* Start *

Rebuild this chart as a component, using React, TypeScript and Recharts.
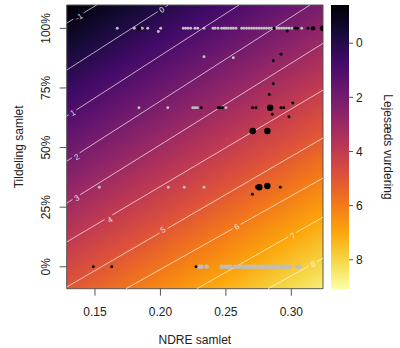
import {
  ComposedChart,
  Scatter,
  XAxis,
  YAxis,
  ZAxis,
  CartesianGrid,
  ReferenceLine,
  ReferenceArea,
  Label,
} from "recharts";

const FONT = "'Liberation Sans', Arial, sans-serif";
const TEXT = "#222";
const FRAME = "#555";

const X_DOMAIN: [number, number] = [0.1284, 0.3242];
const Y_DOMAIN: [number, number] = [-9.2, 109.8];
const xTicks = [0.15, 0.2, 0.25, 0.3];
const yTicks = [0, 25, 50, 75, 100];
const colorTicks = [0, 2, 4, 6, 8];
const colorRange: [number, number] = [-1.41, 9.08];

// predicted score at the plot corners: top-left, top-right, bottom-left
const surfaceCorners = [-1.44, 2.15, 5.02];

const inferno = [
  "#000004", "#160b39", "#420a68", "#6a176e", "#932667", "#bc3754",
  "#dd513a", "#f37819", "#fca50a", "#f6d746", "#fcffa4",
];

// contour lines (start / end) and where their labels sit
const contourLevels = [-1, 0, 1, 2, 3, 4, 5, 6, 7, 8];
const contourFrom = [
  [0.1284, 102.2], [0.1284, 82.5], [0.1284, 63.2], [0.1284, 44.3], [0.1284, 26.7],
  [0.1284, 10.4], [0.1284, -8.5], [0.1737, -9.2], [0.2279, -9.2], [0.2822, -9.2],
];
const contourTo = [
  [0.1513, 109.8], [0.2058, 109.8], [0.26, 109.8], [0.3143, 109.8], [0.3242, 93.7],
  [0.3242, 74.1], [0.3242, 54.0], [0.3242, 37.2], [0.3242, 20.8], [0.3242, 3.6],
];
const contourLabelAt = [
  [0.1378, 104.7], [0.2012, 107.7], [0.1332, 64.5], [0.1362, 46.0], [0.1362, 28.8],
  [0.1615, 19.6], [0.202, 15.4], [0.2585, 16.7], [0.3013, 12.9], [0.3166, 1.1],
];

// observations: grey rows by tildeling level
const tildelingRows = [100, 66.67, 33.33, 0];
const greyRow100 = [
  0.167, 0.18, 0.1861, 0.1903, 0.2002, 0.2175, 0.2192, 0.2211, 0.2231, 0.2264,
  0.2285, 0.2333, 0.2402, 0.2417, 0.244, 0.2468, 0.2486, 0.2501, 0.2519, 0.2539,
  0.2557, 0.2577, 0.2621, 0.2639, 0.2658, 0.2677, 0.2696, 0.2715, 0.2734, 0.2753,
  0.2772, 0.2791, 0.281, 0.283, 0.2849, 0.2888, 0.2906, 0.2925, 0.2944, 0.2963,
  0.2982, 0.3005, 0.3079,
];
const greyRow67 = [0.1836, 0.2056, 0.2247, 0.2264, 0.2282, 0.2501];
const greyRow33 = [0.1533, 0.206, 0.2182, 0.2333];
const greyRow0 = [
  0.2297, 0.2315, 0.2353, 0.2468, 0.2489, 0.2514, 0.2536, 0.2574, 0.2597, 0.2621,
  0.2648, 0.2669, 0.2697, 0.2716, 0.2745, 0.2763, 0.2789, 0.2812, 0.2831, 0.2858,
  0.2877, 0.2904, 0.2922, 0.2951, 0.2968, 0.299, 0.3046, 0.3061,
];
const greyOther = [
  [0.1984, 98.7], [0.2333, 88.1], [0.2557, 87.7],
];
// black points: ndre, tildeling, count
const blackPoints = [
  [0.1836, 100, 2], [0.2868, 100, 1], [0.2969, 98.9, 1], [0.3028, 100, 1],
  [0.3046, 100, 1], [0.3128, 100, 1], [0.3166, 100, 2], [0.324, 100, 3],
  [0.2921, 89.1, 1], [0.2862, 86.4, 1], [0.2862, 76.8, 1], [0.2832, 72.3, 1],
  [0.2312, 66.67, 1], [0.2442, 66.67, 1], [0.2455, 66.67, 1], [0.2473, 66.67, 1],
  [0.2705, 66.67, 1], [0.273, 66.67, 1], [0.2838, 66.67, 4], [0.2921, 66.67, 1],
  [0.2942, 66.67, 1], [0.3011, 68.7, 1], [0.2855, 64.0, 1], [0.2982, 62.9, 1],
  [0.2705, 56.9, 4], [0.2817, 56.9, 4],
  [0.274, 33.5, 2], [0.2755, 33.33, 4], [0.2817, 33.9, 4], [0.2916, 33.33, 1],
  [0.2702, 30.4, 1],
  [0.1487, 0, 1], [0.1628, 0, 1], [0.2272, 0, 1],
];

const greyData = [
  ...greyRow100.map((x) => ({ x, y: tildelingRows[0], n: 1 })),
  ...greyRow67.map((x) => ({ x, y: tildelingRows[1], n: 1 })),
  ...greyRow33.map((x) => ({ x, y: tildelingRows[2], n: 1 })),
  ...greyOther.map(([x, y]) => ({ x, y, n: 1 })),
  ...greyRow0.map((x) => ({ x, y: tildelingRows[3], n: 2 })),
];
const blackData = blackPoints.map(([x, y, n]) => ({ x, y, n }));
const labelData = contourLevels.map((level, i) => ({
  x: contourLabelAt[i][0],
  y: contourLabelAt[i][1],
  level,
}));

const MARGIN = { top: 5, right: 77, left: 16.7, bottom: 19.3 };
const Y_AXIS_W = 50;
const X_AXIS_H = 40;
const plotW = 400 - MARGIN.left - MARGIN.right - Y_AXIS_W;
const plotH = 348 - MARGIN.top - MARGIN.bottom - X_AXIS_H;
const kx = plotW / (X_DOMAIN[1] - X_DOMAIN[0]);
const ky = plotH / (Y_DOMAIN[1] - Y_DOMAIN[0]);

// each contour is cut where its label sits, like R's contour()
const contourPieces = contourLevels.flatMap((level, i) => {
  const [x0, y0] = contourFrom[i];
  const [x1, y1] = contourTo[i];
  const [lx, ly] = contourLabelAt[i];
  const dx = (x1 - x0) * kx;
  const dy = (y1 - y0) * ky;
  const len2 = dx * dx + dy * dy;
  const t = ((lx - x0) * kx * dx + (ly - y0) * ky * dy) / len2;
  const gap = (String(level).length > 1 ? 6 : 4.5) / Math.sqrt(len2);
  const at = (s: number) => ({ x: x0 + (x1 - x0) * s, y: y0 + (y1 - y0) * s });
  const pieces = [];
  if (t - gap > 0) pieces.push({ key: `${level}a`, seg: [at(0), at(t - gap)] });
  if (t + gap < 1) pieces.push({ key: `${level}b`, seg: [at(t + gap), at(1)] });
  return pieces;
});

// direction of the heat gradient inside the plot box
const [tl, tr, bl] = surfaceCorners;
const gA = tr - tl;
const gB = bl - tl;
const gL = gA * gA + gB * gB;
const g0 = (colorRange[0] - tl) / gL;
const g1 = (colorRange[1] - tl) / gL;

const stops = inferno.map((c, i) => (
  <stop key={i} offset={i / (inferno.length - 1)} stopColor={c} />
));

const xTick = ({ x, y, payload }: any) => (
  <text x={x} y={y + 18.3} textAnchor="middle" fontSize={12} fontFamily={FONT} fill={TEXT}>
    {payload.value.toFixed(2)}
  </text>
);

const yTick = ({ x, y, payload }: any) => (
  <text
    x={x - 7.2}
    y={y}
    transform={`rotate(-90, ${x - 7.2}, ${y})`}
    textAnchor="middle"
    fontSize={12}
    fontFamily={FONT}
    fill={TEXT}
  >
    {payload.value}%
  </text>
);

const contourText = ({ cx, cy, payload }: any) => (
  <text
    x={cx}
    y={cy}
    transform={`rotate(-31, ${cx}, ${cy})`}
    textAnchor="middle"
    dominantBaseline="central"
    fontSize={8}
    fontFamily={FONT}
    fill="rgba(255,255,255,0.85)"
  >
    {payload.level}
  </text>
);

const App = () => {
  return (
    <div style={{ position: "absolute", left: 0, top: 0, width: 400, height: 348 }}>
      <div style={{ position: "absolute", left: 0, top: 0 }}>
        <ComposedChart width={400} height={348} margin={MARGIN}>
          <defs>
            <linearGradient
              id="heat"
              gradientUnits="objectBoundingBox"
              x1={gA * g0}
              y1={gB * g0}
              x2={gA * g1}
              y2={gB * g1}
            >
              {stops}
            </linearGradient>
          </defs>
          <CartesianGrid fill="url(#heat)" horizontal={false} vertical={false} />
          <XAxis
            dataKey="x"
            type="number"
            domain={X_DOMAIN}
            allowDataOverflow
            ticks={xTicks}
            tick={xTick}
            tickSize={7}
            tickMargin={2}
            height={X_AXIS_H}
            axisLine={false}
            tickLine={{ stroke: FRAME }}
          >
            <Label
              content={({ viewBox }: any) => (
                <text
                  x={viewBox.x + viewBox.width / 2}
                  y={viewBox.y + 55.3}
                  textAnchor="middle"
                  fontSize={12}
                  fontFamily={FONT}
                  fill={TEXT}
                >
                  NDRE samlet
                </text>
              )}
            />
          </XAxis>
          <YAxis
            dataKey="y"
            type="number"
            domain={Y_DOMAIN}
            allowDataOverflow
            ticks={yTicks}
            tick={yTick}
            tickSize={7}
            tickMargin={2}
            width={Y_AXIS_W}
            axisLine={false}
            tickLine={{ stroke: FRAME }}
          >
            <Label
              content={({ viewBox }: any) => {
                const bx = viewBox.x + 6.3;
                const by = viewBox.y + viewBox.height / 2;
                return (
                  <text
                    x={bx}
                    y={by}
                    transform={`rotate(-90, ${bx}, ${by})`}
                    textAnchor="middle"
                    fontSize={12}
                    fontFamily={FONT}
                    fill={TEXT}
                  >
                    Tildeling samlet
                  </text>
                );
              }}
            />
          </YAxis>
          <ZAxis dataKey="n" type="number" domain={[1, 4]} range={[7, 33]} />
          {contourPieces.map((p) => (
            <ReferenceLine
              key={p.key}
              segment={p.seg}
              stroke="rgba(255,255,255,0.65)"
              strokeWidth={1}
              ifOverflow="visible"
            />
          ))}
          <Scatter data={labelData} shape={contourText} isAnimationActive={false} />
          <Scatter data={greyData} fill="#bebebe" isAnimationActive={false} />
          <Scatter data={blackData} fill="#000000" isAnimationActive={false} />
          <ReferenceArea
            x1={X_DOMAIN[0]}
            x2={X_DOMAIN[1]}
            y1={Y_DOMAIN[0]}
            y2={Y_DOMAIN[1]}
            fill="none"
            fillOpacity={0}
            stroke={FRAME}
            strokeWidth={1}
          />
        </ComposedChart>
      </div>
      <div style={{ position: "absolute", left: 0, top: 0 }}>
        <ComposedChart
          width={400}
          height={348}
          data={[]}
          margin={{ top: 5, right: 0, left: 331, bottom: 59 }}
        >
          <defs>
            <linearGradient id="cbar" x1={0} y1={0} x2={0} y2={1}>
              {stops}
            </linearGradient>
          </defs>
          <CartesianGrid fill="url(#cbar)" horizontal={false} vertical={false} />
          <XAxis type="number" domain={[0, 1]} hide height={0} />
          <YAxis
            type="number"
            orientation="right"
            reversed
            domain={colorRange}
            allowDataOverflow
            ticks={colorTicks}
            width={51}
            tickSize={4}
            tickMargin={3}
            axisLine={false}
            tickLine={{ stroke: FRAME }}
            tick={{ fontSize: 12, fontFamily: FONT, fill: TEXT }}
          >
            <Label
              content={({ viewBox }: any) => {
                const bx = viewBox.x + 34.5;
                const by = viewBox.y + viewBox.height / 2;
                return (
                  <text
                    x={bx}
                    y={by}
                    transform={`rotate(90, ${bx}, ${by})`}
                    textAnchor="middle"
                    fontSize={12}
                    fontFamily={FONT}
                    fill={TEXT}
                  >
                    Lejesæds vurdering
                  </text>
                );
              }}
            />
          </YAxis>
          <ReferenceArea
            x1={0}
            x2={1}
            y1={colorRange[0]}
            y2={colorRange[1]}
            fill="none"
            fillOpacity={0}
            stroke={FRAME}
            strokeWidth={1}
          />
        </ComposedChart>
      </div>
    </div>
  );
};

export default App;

* End *

TASK TO COMPLETE »
Give again, exactly, the lines from the start of the data through the one holding "const surfaceCorners = [-1.44, 2.15, 5.02];"; omit the pictures.

RESULT FOR THIS EXERCISE »
Rebuild this chart as a component, using React, TypeScript and Recharts.
import {
  ComposedChart,
  Scatter,
  XAxis,
  YAxis,
  ZAxis,
  CartesianGrid,
  ReferenceLine,
  ReferenceArea,
  Label,
} from "recharts";

const FONT = "'Liberation Sans', Arial, sans-serif";
const TEXT = "#222";
const FRAME = "#555";

const X_DOMAIN: [number, number] = [0.1284, 0.3242];
const Y_DOMAIN: [number, number] = [-9.2, 109.8];
const xTicks = [0.15, 0.2, 0.25, 0.3];
const yTicks = [0, 25, 50, 75, 100];
const colorTicks = [0, 2, 4, 6, 8];
const colorRange: [number, number] = [-1.41, 9.08];

// predicted score at the plot corners: top-left, top-right, bottom-left
const surfaceCorners = [-1.44, 2.15, 5.02];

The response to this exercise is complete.